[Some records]
^^^^^^^^

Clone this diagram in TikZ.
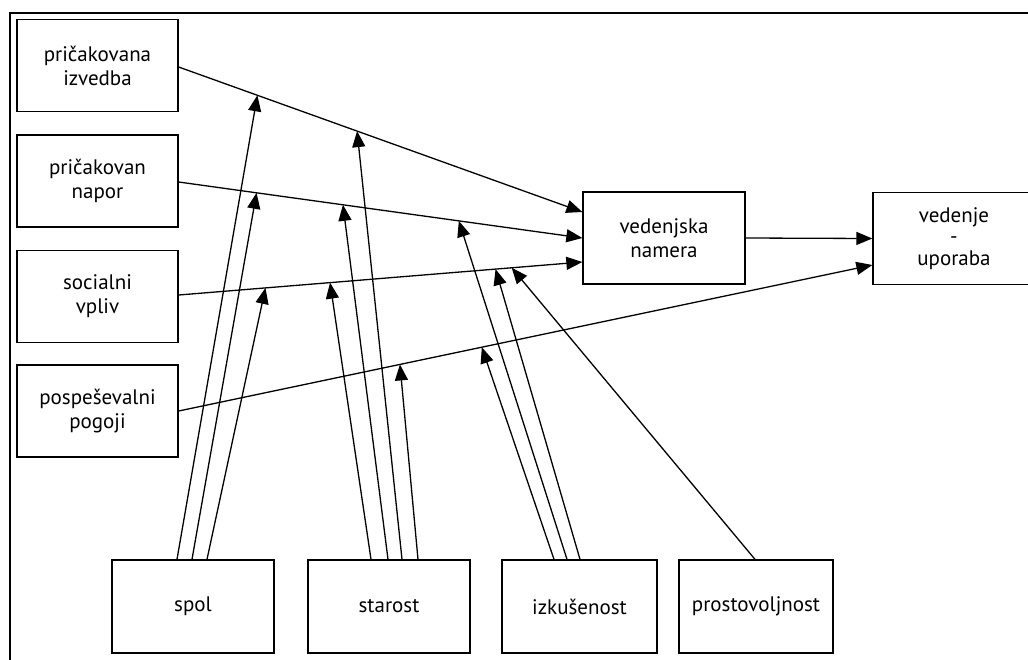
\documentclass[tikz,border=0pt]{standalone}
\usepackage{fontspec}
\setmainfont{PT Sans}
\usetikzlibrary{arrows.meta,calc}
\begin{document}
\begin{tikzpicture}[x=1pt,y=-1pt,
  box/.style={draw,line width=1.3pt,minimum width=161pt,minimum height=92pt,align=center,
    font=\fontsize{21}{24}\selectfont,inner sep=0pt},
  arr/.style={line width=1.3pt,-{Triangle[length=16pt,width=13pt]}},
  frame/.style={line width=2.6pt}]
\fill[white] (0,0) rectangle (1028,659);
\useasboundingbox (0,0) rectangle (1028,659);
% outer frame (only top and left visible)
\coordinate (ftl) at (10,13);
\coordinate (ftr) at (1040,13);
\coordinate (fbl) at (10,670);
\draw[frame] (ftr) -- (ftl) -- (fbl);
% left boxes
\node[box] (pi) at (97.5,65.5) {pričakovana\\izvedba};
\node[box] (pn) at (97.5,181) {pričakovan\\napor};
\node[box] (sv) at (97.5,296.5) {socialni\\vpliv};
\node[box] (pp) at (97.5,411) {pospeševalni\\pogoji};
% right boxes
\node[box,minimum width=162pt] (vn) at (664,238) {vedenjska\\namera};
\node[box,minimum width=162pt,font=\fontsize{21}{21.5}\selectfont] (vu) at (954,238.5) {vedenje\\-\\uporaba};
% bottom boxes
\node[box,minimum width=162pt,minimum height=93pt] (spol) at (193,606.5) {spol};
\node[box,minimum width=162pt,minimum height=93pt] (star) at (389,606.5) {starost};
\node[box,minimum width=155pt,minimum height=93pt] (izk) at (579.5,606.5) {izkušenost};
\node[box,minimum width=154pt,minimum height=93pt] (pro) at (756,606.5) {prostovoljnost};
% main paths
\coordinate (l1s) at ([yshift=-1.5pt]pi.east);
\coordinate (l1e) at ([yshift=26pt]vn.west);
\coordinate (l2s) at ([yshift=-1pt]pn.east);
\coordinate (l2e) at (vn.west);
\coordinate (l3s) at ([yshift=1.5pt]sv.east);
\coordinate (l3e) at ([yshift=-24pt]vn.west);
\coordinate (l4s) at (pp.east);
\coordinate (l4e) at ([yshift=-26.5pt]vu.west);
\draw[arr] (l1s) -- (l1e);
\draw[arr] (l2s) -- (l2e);
\draw[arr] (l3s) -- (l3e);
\draw[arr] (l4s) -- (l4e);
\draw[arr] (vn.east) -- (vu.west);
% moderator targets
\coordinate (s1t) at ($(l1s)!0.195!(l1e)$);
\coordinate (s2t) at ($(l2s)!0.193!(l2e)$);
\coordinate (s3t) at ($(l3s)!0.215!(l3e)$);
\coordinate (a3t) at ($(l3s)!0.375!(l3e)$);
\coordinate (a2t) at ($(l2s)!0.407!(l2e)$);
\coordinate (a1t) at ($(l1s)!0.442!(l1e)$);
\coordinate (a4t) at ($(l4s)!0.319!(l4e)$);
\coordinate (i4t) at ($(l4s)!0.437!(l4e)$);
\coordinate (i2t) at ($(l2s)!0.694!(l2e)$);
\coordinate (i3t) at ($(l3s)!0.785!(l3e)$);
\coordinate (p3t) at ($(l3s)!0.825!(l3e)$);
% moderator arrows
\draw[arr] ([xshift=-16pt]spol.north) -- (s1t);
\draw[arr] ([xshift=-1pt]spol.north) -- (s2t);
\draw[arr] ([xshift=14pt]spol.north) -- (s3t);
\draw[arr] ([xshift=-18pt]star.north) -- (a3t);
\draw[arr] ([xshift=-1pt]star.north) -- (a2t);
\draw[arr] ([xshift=13pt]star.north) -- (a1t);
\draw[arr] ([xshift=29pt]star.north) -- (a4t);
\draw[arr] ([xshift=-25.5pt]izk.north) -- (i4t);
\draw[arr] ([xshift=-12.5pt]izk.north) -- (i2t);
\draw[arr] ([xshift=0.5pt]izk.north) -- (i3t);
\draw[arr] ([xshift=-1pt]pro.north) -- (p3t);
\end{tikzpicture}
\end{document}
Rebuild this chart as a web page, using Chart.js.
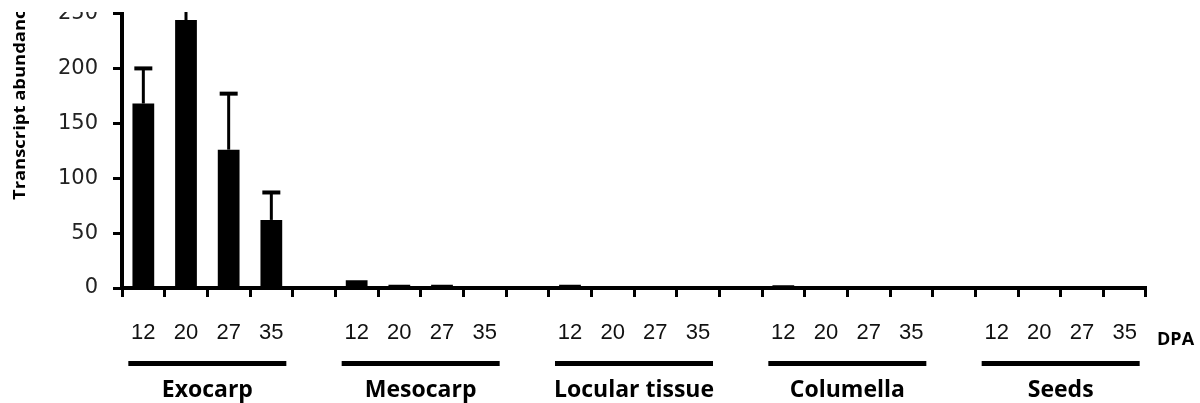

^^^^^^^^

**Requirement**
Copy each line in the data that holds the word "this".

**Exercise output**
Clone this diagram in TikZ.
Rebuild this chart as a web page, using Chart.js.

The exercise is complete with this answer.